For a while, Michael Stuart Kelly allocated space to the
“Christopher Hitchens Watch” on his Objectivist Living discussion board. I have another friend, a conservative in the basic meaning of that word in American politics - not a libertarian and certainly not an Objectivist. She told me that when Hitchens died, she felt that the universe had cheated her.
I finally viewed a YouTube video of Hitchens debating D’nesh
Desouza. As much as I instantly liked
Hitchens, I had to give the debate to Desouza. I was impressed with the fact
that the more he drank, the more compelling grew Hitchens’s elocution.

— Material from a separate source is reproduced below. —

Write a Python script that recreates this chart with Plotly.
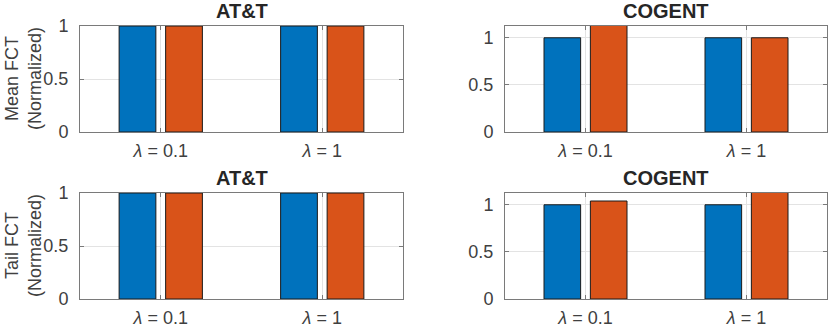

In 93 pages, I learned three new words: inanition,
imbricated, and lambent.
The last flight he took before he received the diagnosis
included his millionth mile with United Airlines, earning him free upgrades for
life. He soon realized that his American
Express card had an expiration date farther out than his own. Hitchens invested
increasingly rare ink reflecting on religion, specifically the various
expressions of it by others: some prayed for him; others blogged that he was
getting what he deserved. In all, he
suffered 19 months of chemo-therapy and radiation, to die at an age 13 years
younger than his father who was taken quickly by the same cancer. Hitchens
convinced me that when the time comes, I am better off to eschew the treatments
and bring the curtain down without an encore.
“You are tapped on the shoulder and told ‘The party’s
over.’ Worse, what you are told is that
the party is going on but that you have to leave.” -- Live presentation not in this book.